Problem: Say how many lines include the word "this". Reply with nothing but the number.

■ ■ ■ ■

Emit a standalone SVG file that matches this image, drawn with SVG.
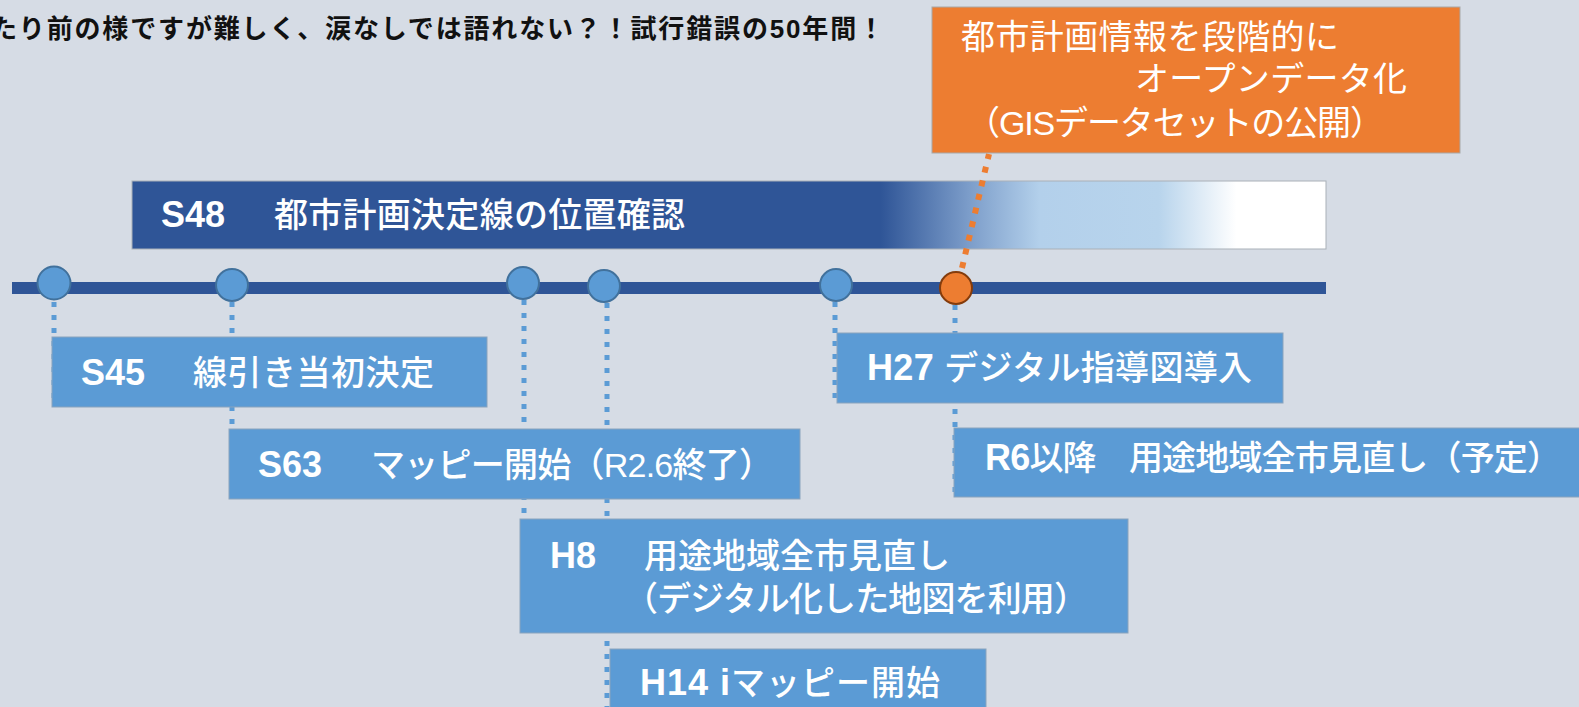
<svg xmlns="http://www.w3.org/2000/svg" width="1579" height="707" viewBox="0 0 1579 707">
<defs>
<linearGradient id="barGrad" x1="132" y1="0" x2="1326" y2="0" gradientUnits="userSpaceOnUse">
<stop offset="0" stop-color="#2f5597"/>
<stop offset="0.627" stop-color="#2f5597"/>
<stop offset="0.70" stop-color="#7b9cc9"/>
<stop offset="0.76" stop-color="#b3d0eb"/>
<stop offset="0.86" stop-color="#b8d4ec"/>
<stop offset="0.925" stop-color="#ffffff"/>
<stop offset="1" stop-color="#ffffff"/>
</linearGradient>
</defs>
<style>
.box{fill:#5b9bd5;stroke:#8aa3bd;stroke-width:1}
.wt{fill:#ffffff;font-family:"Liberation Sans","Noto Sans CJK JP",sans-serif;font-size:34px;font-weight:500}
.code{font-weight:700;font-size:36px}
.op{font-weight:400;font-size:34px}
.dot{fill:none;stroke:#5b9bd5;stroke-width:5;stroke-dasharray:5 8}
.dotO{fill:none;stroke:#ed7d31;stroke-width:6;stroke-dasharray:6 8}
.nb{fill:#5b9bd5;stroke:#41719c;stroke-width:2}
.no{fill:#ed7d31;stroke:#843c0c;stroke-width:2}
</style>
<rect x="0" y="0" width="1579" height="707" fill="#d6dce5"/>

<text id="title" x="-9" y="38" textLength="893" font-family="'Liberation Sans','Noto Sans CJK JP',sans-serif" font-size="26" font-weight="700" fill="#111111">たり前の様ですが難しく、涙なしでは語れない？！試行錯誤の50年間！</text>

<g id="s48-bar">
<rect x="132" y="181" width="1194" height="68" fill="url(#barGrad)" stroke="#a9b0b8" stroke-width="1"/>
<text class="wt code" x="161" y="227">S48</text>
<text class="wt" x="274" y="227" textLength="411">都市計画決定線の位置確認</text>
</g>

<g id="timeline">
<rect x="12" y="282" width="1314" height="12" fill="#2f5597"/>
</g>

<g id="connectors">
<line class="dot" x1="54" y1="302" x2="54" y2="405"/>
<line class="dot" x1="232" y1="302" x2="232" y2="497"/>
<line class="dot" x1="524" y1="300" x2="524" y2="632"/>
<line class="dot" x1="607" y1="303" x2="607" y2="707"/>
<line class="dot" x1="835" y1="302" x2="835" y2="401"/>
<line class="dot" x1="955" y1="305" x2="955" y2="497"/>
</g>

<g id="node-s45-dot"><circle class="nb" cx="54" cy="283" r="16.5"/></g>
<g id="node-s63-dot"><circle class="nb" cx="232" cy="285" r="16"/></g>
<g id="node-h8-dot"><circle class="nb" cx="523" cy="283" r="16"/></g>
<g id="node-h14-dot"><circle class="nb" cx="604" cy="286" r="16"/></g>
<g id="node-h27-dot"><circle class="nb" cx="836" cy="285" r="16"/></g>

<g id="connector-open">
<line class="dotO" x1="962" y1="268" x2="989" y2="154"/>
</g>
<g id="node-open-dot"><circle class="no" cx="956" cy="288" r="16"/></g>

<g id="node-open">
<rect x="932" y="7" width="528" height="146" fill="#ed7d31" stroke="#a8a8a8" stroke-width="1"/>
<text class="wt op" x="961" y="49" textLength="378">都市計画情報を段階的に</text>
<text class="wt op" x="1135" y="91" textLength="272">オープンデータ化</text>
<text class="wt op" x="966" y="135" textLength="418">（GISデータセットの公開）</text>
</g>

<g id="node-s45">
<rect class="box" x="52" y="337" width="435" height="70"/>
<text class="wt code" x="81" y="385">S45</text>
<text class="wt" x="193" y="385" textLength="241">線引き当初決定</text>
</g>

<g id="node-s63">
<rect class="box" x="229" y="429" width="571" height="70"/>
<text class="wt code" x="258" y="477">S63</text>
<text class="wt" x="371" y="477" textLength="402">マッピー開始（R2.6終了）</text>
</g>

<g id="node-h8">
<rect class="box" x="520" y="519" width="608" height="114"/>
<text class="wt code" x="550" y="568">H8</text>
<text class="wt" x="644" y="568" textLength="306">用途地域全市見直し</text>
<text class="wt" x="624" y="611" textLength="464">（デジタル化した地図を利用）</text>
</g>

<g id="node-h14">
<rect class="box" x="610" y="649" width="376" height="70"/>
<text class="wt" x="640" y="695" textLength="300"><tspan class="code" font-size="34">H14  i</tspan>マッピー開始</text>
</g>

<g id="node-h27">
<rect class="box" x="837" y="333" width="446" height="70"/>
<text class="wt" x="867" y="380" textLength="385"><tspan class="code" font-size="34">H27 </tspan>デジタル指導図導入</text>
</g>

<g id="node-r6">
<rect class="box" x="954" y="428" width="640" height="69"/>
<text class="wt" x="985" y="470" textLength="576"><tspan class="code" font-size="34">R6</tspan>以降　用途地域全市見直し（予定）</text>
</g>
</svg>
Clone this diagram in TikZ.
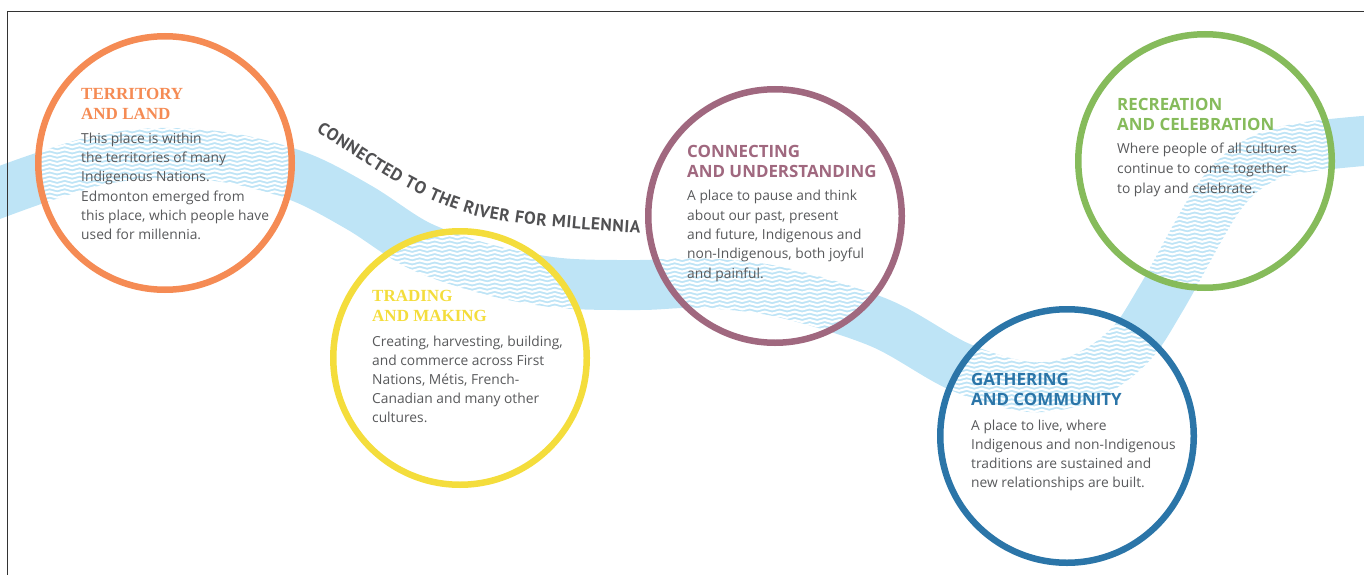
\documentclass[tikz,border=0pt]{standalone}
\usepackage{fontspec}
\setmainfont{Open Sans}
\newfontfamily\seriffont{Liberation Serif}
\newfontfamily\curvefont{PT Sans}
\usetikzlibrary{decorations.pathmorphing,decorations.text}
\definecolor{river}{RGB}{190,228,246}
\definecolor{cOrange}{RGB}{245,139,84}
\definecolor{cYellow}{RGB}{244,221,60}
\definecolor{cPurple}{RGB}{160,104,127}
\definecolor{cGreen}{RGB}{134,187,91}
\definecolor{cBlue}{RGB}{43,117,168}
\definecolor{txt}{RGB}{88,89,91}
\definecolor{ttl}{RGB}{80,80,82}
\begin{document}
\begin{tikzpicture}[x=1pt,y=-1pt,
  ring/.style={circle, draw=#1, line width=6.5pt, minimum size=253.5pt, inner sep=0pt},
  wave/.style={white, line width=2.1pt, decorate, decoration={snake, amplitude=1pt, segment length=15pt}},
  riverband/.style={draw=river, line width=50pt},
  frameline/.style={draw=black!80, line width=1.4pt},
  body/.style={anchor=north west, inner sep=0pt, align=left, text=txt, font=\fontsize{13.8}{19.3}\selectfont},
  sanstitle/.style={anchor=north west, inner sep=0pt, align=left, text=#1, font=\bfseries\fontsize{16.9}{20}\selectfont},
  seriftitle/.style={anchor=north west, inner sep=0pt, align=left, text=#1, font=\seriffont\bfseries\fontsize{17}{20}\selectfont},
]
\useasboundingbox (0,0) rectangle (1364,575);
% river
\draw[riverband] plot[smooth, tension=0.55] coordinates {(-10,196) (40,178) (100,160) (160,153) (230,158) (300,177) (360,208) (420,246) (490,270) (560,283) (640,285) (700,283) (780,292) (880,323) (960,367) (1030,387) (1085,377) (1130,345) (1162,297) (1217,200) (1255,163) (1300,148) (1375,140)};
% wave texture inside circles
\foreach \cx/\cy in {165/163, 460/358, 775/216, 1205/161, 1067/436} {
  \begin{scope}
    \clip (\cx,\cy) circle[radius=124pt];
    \foreach \k in {-31,...,31}
      \draw[wave] (\cx-135,\cy+\k*4.2) -- (\cx+135,\cy+\k*4.2);
  \end{scope}
}
% frame
\draw[frameline] (7.5,575) -- (7.5,11.5) -- (1364,11.5);
% circles
\node[ring=cOrange] (territory) at (165,163) {};
\node[ring=cYellow] (trading) at (460,358) {};
\node[ring=cPurple] (connecting) at (775,216) {};
\node[ring=cGreen] (recreation) at (1205,161) {};
\node[ring=cBlue] (gathering) at (1067,436) {};
% curved caption
\path[decorate, decoration={text along path, text color=ttl, text align=fit to path,
  text={|\curvefont\bfseries\fontsize{17.3}{17}\selectfont|CONNECTED TO THE RIVER FOR MILLENNIA}}]
  plot[smooth, tension=0.6] coordinates {(316,131) (400,184) (463,212) (517,223) (580,229) (640,233)};
% texts
\node[seriftitle=cOrange] (territoryT) at (81,87.7) {TERRITORY\\AND LAND};
\node[body] (territoryB) at (81,132.6) {This place is within\\the territories of many\\Indigenous Nations.\\Edmonton emerged from\\this place, which people have\\used for millennia.};
\node[seriftitle=cYellow] (tradingT) at (372,290.4) {TRADING\\AND MAKING};
\node[body, font=\fontsize{13.8}{19}\selectfont] (tradingB) at (372,335.6) {Creating, harvesting, building,\\and commerce across First\\Nations, Métis, French-\\Canadian and many other\\cultures.};
\node[sanstitle=cPurple] (connectingT) at (687,144.9) {CONNECTING\\AND UNDERSTANDING};
\node[body] (connectingB) at (687,190.3) {A place to pause and think\\about our past, present\\and future, Indigenous and\\non-Indigenous, both joyful\\and painful.};
\node[sanstitle=cGreen] (recreationT) at (1117,98.2) {RECREATION\\AND CELEBRATION};
\node[body, font=\fontsize{13.8}{20}\selectfont] (recreationB) at (1117,142.6) {Where people of all cultures\\continue to come together\\to play and celebrate.};
\node[sanstitle=cBlue] (gatheringT) at (971,373.2) {GATHERING\\AND COMMUNITY};
\node[body, font=\fontsize{13.8}{19}\selectfont] (gatheringB) at (971,419.6) {A place to live, where\\Indigenous and non-Indigenous\\traditions are sustained and\\new relationships are built.};
\end{tikzpicture}
\end{document}
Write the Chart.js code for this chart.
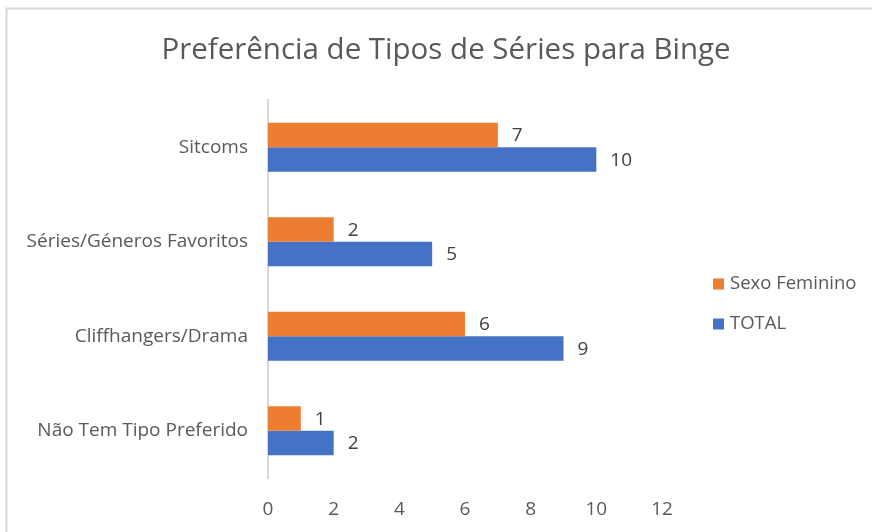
<!DOCTYPE html>
<html>
<head>
<meta charset="utf-8">
<script src="https://cdn.jsdelivr.net/npm/chart.js@4"></script>
<style>
  html, body { margin: 0; padding: 0; background: #fff; }
  #wrap { width: 872px; height: 532px; position: relative; }
</style>
</head>
<body>
<div id="wrap"><canvas id="bingeChart" width="872" height="532"></canvas></div>
<script>
const title = 'Preferência de Tipos de Séries para Binge';
const categories = ['Sitcoms', 'Séries/Géneros Favoritos', 'Cliffhangers/Drama', 'Não Tem Tipo Preferido'];
const femaleValues = [7, 2, 6, 1];
const totalValues = [10, 5, 9, 2];
const xTicks = [0, 2, 4, 6, 8, 10, 12];

const FONT = '"Open Sans", "DejaVu Sans", sans-serif';

// frame, title, value labels and legend drawn on the canvas
const decor = {
  id: 'decor',
  beforeDraw(chart) {
    const ctx = chart.ctx;
    ctx.save();
    ctx.fillStyle = '#fff';
    ctx.fillRect(0, 0, chart.width, chart.height);
    ctx.strokeStyle = '#d9d9d9';
    ctx.lineWidth = 2;
    ctx.beginPath();
    ctx.moveTo(6.5, chart.height);
    ctx.lineTo(6.5, 8.5);
    ctx.lineTo(chart.width, 8.5);
    ctx.stroke();
    ctx.restore();
  },
  afterDatasetsDraw(chart) {
    const ctx = chart.ctx;
    ctx.save();
    // title
    ctx.fillStyle = '#595959';
    ctx.font = '29.5px ' + FONT;
    ctx.textAlign = 'center';
    ctx.textBaseline = 'middle';
    ctx.fillText(title, 446, 51);
    // value labels
    ctx.fillStyle = '#404040';
    ctx.font = '19px ' + FONT;
    ctx.textAlign = 'left';
    chart.data.datasets.forEach((ds, i) => {
      chart.getDatasetMeta(i).data.forEach((bar, j) => {
        ctx.fillText(String(ds.data[j]), bar.x + 14, bar.y + 1);
      });
    });
    // legend
    ctx.font = '18.5px ' + FONT;
    chart.data.datasets.forEach((ds, i) => {
      const y = 284 + i * 40;
      ctx.fillStyle = ds.backgroundColor;
      ctx.fillRect(713, y - 5.5, 11, 11);
      ctx.fillStyle = '#595959';
      ctx.fillText(ds.label, 730, y);
    });
    ctx.restore();
  }
};

new Chart(document.getElementById('bingeChart').getContext('2d'), {
  type: 'bar',
  data: {
    labels: categories,
    datasets: [{
      label: 'Sexo Feminino',
      data: femaleValues,
      backgroundColor: '#ED7D31',
      categoryPercentage: 0.52,
      barPercentage: 1
    }, {
      label: 'TOTAL',
      data: totalValues,
      backgroundColor: '#4472C4',
      categoryPercentage: 0.52,
      barPercentage: 1
    }]
  },
  options: {
    indexAxis: 'y',
    responsive: false,
    animation: false,
    layout: { padding: { top: 100, right: 210, bottom: 0, left: 0 } },
    plugins: {
      legend: { display: false },
      title: { display: false },
      tooltip: { enabled: false }
    },
    scales: {
      x: {
        min: 0,
        max: 12,
        afterBuildTicks: s => { s.ticks = xTicks.map(v => ({ value: v })); },
        afterFit: s => { s.height = 54; },
        grid: { display: false, drawTicks: false },
        border: { display: false },
        ticks: { color: '#595959', font: { family: FONT, size: 19 }, padding: 20 }
      },
      y: {
        afterFit: s => { s.width = 268; },
        grid: { display: false, drawTicks: false },
        border: { display: true, color: '#d9d9d9', width: 2 },
        ticks: { color: '#595959', font: { family: FONT, size: 19 }, padding: 20 }
      }
    }
  },
  plugins: [decor]
});
</script>
</body>
</html>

■ ■ ■ ■

Result of the exercise: 4